Iran could also use the cover of its space program to develop parallel capabilities for a long range ballistic missile, emulating North Korea’s development of the Taepodong ICBM. Concerns over such dual-application technology heightened in February 2009 following Iran’s launch of a satellite into orbit using an-Iranian developed rocket. The technical capabilities utilized in that satellite launch, including placement accuracy and mid-flight separation, can be applied to an ICBM delivery system.

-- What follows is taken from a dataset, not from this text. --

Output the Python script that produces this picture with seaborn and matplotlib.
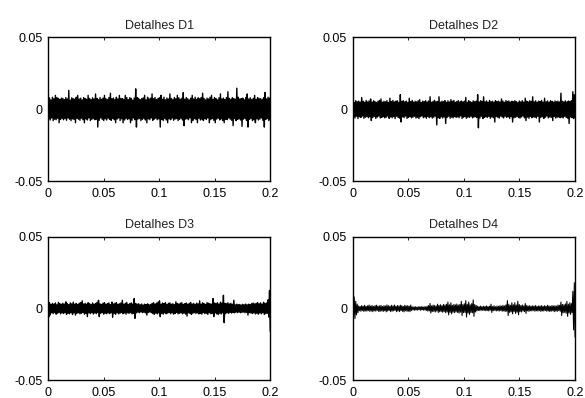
import numpy as np
import pandas as pd
import matplotlib
matplotlib.use("Agg")
import matplotlib.pyplot as plt
import seaborn as sns

# Detail coefficients, stored as upper / lower excursion per step (units of 1e-4)
UNIT = 1e-4
T_END = 0.2

titles = ["Detalhes D1", "Detalhes D2", "Detalhes D3", "Detalhes D4"]

d1_upper = [70, 78, 64, 82, 72, 95, 80, 74, 66, 76,
            74, 66, 80, 70, 130, 62, 78, 72, 68, 82,
            95, 70, 76, 64, 80, 72, 68, 95, 74, 66,
            78, 70, 105, 74, 64, 80, 68, 76, 95, 72,
            66, 80, 110, 72, 76, 64, 82, 70, 95, 74,
            72, 68, 95, 80, 66, 78, 74, 62, 76, 140,
            80, 74, 66, 72, 78, 95, 64, 82, 70, 76,
            105, 72, 80, 66, 74, 78, 95, 68, 82, 64,
            76, 70, 105, 74, 66, 80, 72, 95, 78, 68,
            74, 115, 68, 80, 72, 64, 76, 95, 70, 82,
            66, 78, 72, 80, 110, 74, 64, 76, 70, 82,
            95, 68, 80, 72, 64, 78, 105, 70, 76, 66,
            80, 120, 74, 66, 78, 72, 68, 145, 82, 70,
            72, 76, 64, 80, 105, 70, 78, 66, 74, 95,
            68, 80, 74, 72, 66, 78, 115, 70, 82, 76]
d1_lower = [-68, -76, -62, -80, -70, -74, -64, -95, -72, -66,
            -74, -66, -78, -62, -70, -80, -68, -72, -95, -64,
            -70, -78, -64, -74, -95, -68, -76, -62, -80, -72,
            -66, -74, -70, -125, -78, -62, -72, -80, -68, -76,
            -64, -72, -78, -66, -74, -95, -70, -62, -80, -68,
            -95, -76, -64, -72, -68, -95, -78, -62, -74, -125,
            -70, -66, -80, -72, -64, -76, -95, -68, -74, -62,
            -78, -70, -64, -74, -68, -125, -72, -80, -66, -76,
            -95, -68, -74, -62, -78, -70, -66, -80, -72, -64,
            -76, -115, -70, -68, -74, -62, -95, -78, -66, -72,
            -95, -64, -76, -70, -80, -68, -72, -62, -95, -74,
            -66, -78, -95, -70, -64, -76, -68, -80, -95, -72,
            -74, -62, -70, -78, -115, -66, -80, -72, -68, -76,
            -120, -70, -64, -78, -125, -72, -66, -80, -74, -95,
            -68, -76, -70, -62, -78, -125, -72, -66, -80, -74]

d2_upper = [52, 46, 58, 50, 55, 48, 80, 54, 47, 60,
            50, 56, 70, 48, 58, 52, 46, 55, 60, 70,
            48, 54, 50, 58, 46, 75, 52, 60, 49, 55,
            57, 47, 100, 53, 58, 49, 55, 46, 75, 52,
            60, 48, 54, 50, 57, 65, 46, 55, 52, 58,
            49, 56, 85, 47, 54, 60, 50, 53, 85, 48,
            55, 51, 58, 46, 57, 49, 65, 54, 60, 47,
            53, 58, 48, 56, 50, 55, 80, 47, 59, 52,
            46, 57, 52, 55, 100, 49, 58, 53, 85, 50,
            56, 48, 60, 51, 54, 47, 58, 52, 55, 49,
            70, 55, 47, 59, 52, 57, 48, 54, 50, 58,
            52, 46, 56, 50, 58, 48, 75, 55, 49, 57,
            54, 85, 50, 57, 47, 55, 52, 60, 48, 75,
            50, 56, 48, 58, 53, 47, 57, 51, 55, 49,
            110, 54, 50, 57, 48, 56, 52, 58, 120, 100]
d2_lower = [-55, -62, -50, -66, -53, -58, -48, -64, -57, -52,
            -60, -54, -80, -59, -51, -65, -56, -49, -62, -58,
            -53, -61, -57, -48, -64, -55, -60, -52, -66, -50,
            -58, -63, -90, -54, -60, -49, -65, -57, -52, -61,
            -56, -50, -62, -58, -66, -53, -48, -60, -55, -64,
            -51, -59, -54, -63, -57, -49, -110, -60, -65, -53,
            -62, -55, -100, -58, -50, -64, -56, -61, -52, -59,
            -54, -60, -48, -65, -57, -52, -63, -55, -58, -50,
            -61, -56, -53, -59, -130, -62, -50, -66, -57, -54,
            -58, -51, -64, -55, -60, -90, -52, -57, -63, -49,
            -56, -62, -50, -58, -54, -65, -53, -90, -60, -57,
            -52, -59, -63, -55, -48, -61, -80, -56, -64, -51,
            -60, -54, -57, -62, -50, -90, -58, -53, -65, -56,
            -49, -61, -55, -58, -80, -52, -63, -57, -54, -60,
            -56, -62, -50, -58, -64, -100, -55, -60, -66, -62]

d3_upper = [70, 40, 28, 35, 30, 38, 26, 42, 33, 29,
            36, 31, 46, 34, 27, 39, 32, 44, 30, 35,
            28, 37, 41, 53, 31, 36, 29, 40, 34, 27,
            38, 30, 35, 43, 57, 32, 28, 37, 41, 30,
            34, 39, 27, 45, 31, 36, 40, 29, 33, 38,
            57, 30, 36, 42, 28, 34, 39, 31, 69, 35,
            29, 33, 26, 31, 24, 30, 27, 32, 25, 28,
            35, 40, 31, 37, 44, 53, 30, 38, 34, 41,
            28, 36, 39, 30, 33, 27, 46, 35, 31, 37,
            40, 29, 34, 38, 30, 36, 42, 31, 35, 28,
            37, 32, 53, 30, 39, 34, 28, 41, 36, 33,
            30, 69, 38, 35, 40, 31, 44, 37, 92, 36,
            33, 40, 31, 36, 29, 57, 25, 30, 27, 28,
            24, 29, 26, 31, 25, 30, 27, 34, 38, 32,
            36, 41, 33, 39, 30, 43, 35, 38, 60, 126]
d3_lower = [-60, -45, -30, -36, -28, -40, -33, -27, -38, -31,
            -35, -29, -41, -33, -37, -28, -42, -31, -46, -34,
            -30, -38, -33, -27, -40, -35, -57, -31, -36, -29,
            -39, -32, -36, -28, -57, -34, -30, -40, -33, -37,
            -31, -36, -29, -62, -35, -41, -30, -38, -33, -28,
            -37, -32, -40, -30, -35, -29, -38, -34, -69, -31,
            -26, -30, -24, -29, -27, -31, -46, -28, -25, -30,
            -36, -42, -33, -38, -31, -57, -35, -40, -30, -37,
            -33, -29, -37, -31, -40, -35, -28, -38, -34, -30,
            -37, -32, -39, -53, -30, -36, -41, -33, -29, -35,
            -31, -38, -34, -40, -29, -36, -33, -42, -30, -37,
            -35, -57, -31, -38, -43, -33, -39, -30, -99, -36,
            -30, -34, -28, -32, -27, -31, -25, -29, -26, -30,
            -28, -25, -30, -27, -46, -29, -32, -35, -31, -38,
            -34, -40, -32, -37, -30, -42, -36, -33, -60, -160]

d4_upper = [90, 80, 50, 30, 18, 14, 20, 16, 22, 15,
            19, 24, 17, 21, 15, 20, 23, 16, 18, 22,
            14, 20, 17, 25, 19, 16, 22, 18, 24, 15,
            21, 17, 23, 19, 15, 22, 18, 20, 16, 24,
            12, 10, 13, 9, 12, 11, 14, 10, 13, 11,
            16, 20, 35, 18, 24, 21, 17, 30, 22, 26,
            20, 28, 24, 30, 45, 26, 40, 22, 29, 25,
            31, 24, 28, 50, 27, 33, 55, 30, 45, 26,
            34, 60, 28, 22, 16, 13, 17, 12, 15, 14,
            18, 13, 16, 30, 14, 19, 12, 17, 15, 20,
            16, 22, 18, 25, 55, 30, 22, 40, 26, 40,
            24, 50, 28, 20, 25, 18, 35, 22, 17, 20,
            15, 19, 16, 21, 14, 18, 17, 20, 15, 19,
            16, 22, 18, 15, 21, 17, 20, 16, 24, 22,
            45, 28, 26, 32, 50, 30, 40, 34, 120, 180]
d4_lower = [-80, -70, -45, -30, -16, -20, -14, -22, -17, -19,
            -15, -21, -18, -23, -16, -19, -14, -22, -20, -17,
            -21, -16, -24, -18, -15, -22, -19, -17, -14, -23,
            -18, -22, -15, -20, -24, -16, -21, -19, -23, -15,
            -10, -13, -11, -12, -9, -13, -10, -12, -11, -14,
            -19, -17, -32, -22, -20, -25, -18, -28, -24, -21,
            -27, -22, -30, -25, -45, -28, -38, -26, -30, -24,
            -28, -33, -26, -50, -30, -28, -60, -32, -42, -29,
            -30, -55, -25, -18, -14, -16, -12, -15, -13, -17,
            -14, -18, -12, -28, -16, -13, -18, -15, -19, -14,
            -20, -17, -22, -19, -50, -28, -24, -38, -22, -35,
            -26, -45, -22, -25, -18, -22, -35, -17, -21, -16,
            -18, -14, -20, -16, -19, -15, -21, -17, -18, -14,
            -20, -17, -22, -19, -16, -23, -18, -21, -15, -20,
            -50, -30, -28, -34, -55, -32, -42, -30, -150, -200]

series = [(d1_upper, d1_lower), (d2_upper, d2_lower), (d3_upper, d3_lower), (d4_upper, d4_lower)]

x_ticks = [0, 0.05, 0.1, 0.15, 0.2]
x_tick_labels = ["0", "0.05", "0.1", "0.15", "0.2"]
y_ticks = [-0.05, 0, 0.05]
y_tick_labels = ["-0.05", "0", "0.05"]

sns.set_theme(style="ticks")
plt.rcParams["font.family"] = ["Liberation Sans", "DejaVu Sans"]
plt.rcParams["font.size"] = 9

fig = plt.figure(figsize=(5.85, 3.98), dpi=100)
fig.patch.set_facecolor("white")

boxes = [
    (0.082, 0.545, 0.380, 0.362),
    (0.603, 0.545, 0.380, 0.362),
    (0.082, 0.045, 0.380, 0.360),
    (0.603, 0.045, 0.380, 0.360),
]
line_widths = [1.0, 1.0, 1.0, 0.75]

for box, title, (up, lo), lw in zip(boxes, titles, series, line_widths):
    ax = fig.add_axes(box)
    sig = np.empty(2 * len(up))
    sig[0::2] = np.asarray(up) * UNIT
    sig[1::2] = np.asarray(lo) * UNIT
    t = np.linspace(0, T_END, sig.size)
    df = pd.DataFrame({"t": t, "d": sig})
    sns.lineplot(data=df, x="t", y="d", ax=ax, color="black", linewidth=lw,
                 estimator=None, sort=False)
    ax.set_xlim(0, 0.2)
    ax.set_ylim(-0.05, 0.05)
    ax.set_xticks(x_ticks)
    ax.set_xticklabels(x_tick_labels)
    ax.set_yticks(y_ticks)
    ax.set_yticklabels(y_tick_labels)
    ax.set_xlabel("")
    ax.set_ylabel("")
    ax.set_title(title, fontsize=9, pad=6, color="#222222")
    ax.set_facecolor("white")
    ax.tick_params(direction="in", top=True, right=True, length=2.5, width=0.6,
                   labelsize=9, colors="black")
    ax.tick_params(axis="x", pad=5)
    ax.tick_params(axis="y", pad=4)
    for s in ax.spines.values():
        s.set_visible(True)
        s.set_color("black")
        s.set_linewidth(1.0)

fig.savefig("out.png", dpi=100, facecolor="white")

Alternative Delivery Vehicles
As an alternative to the use of the most likely delivery vehicles, ballistic missiles, Iran could deliver a nuclear weapon through nonconventional means exploiting the IRGC’s doctrine of asymmetric warfare. General asymmetric warfare theory refers to scenarios in which one state, or group, seeks to leverage its strengths or manipulate an adversary’s weakness to its advantage. In Iran’s case, for example, the IRGC could transfer a nuclear weapon device to a proxy terrorist organization. Kenneth Pollack asserts that this scenario remains unlikely because Iran “has never believed that these groups required such weapons [WMD] and because it feared that if their use were ever traced back to Tehran, the retaliation it would suffer would outweigh any gains from the attack [resulting from a weapons transfer] itself.” Additionally, Iran could launch nuclear weapons mated with short-range cruise missiles, which would be ferried to a designated target, or launch a ship carrying a nuclear weapon explosive as the delivery vehicle itself.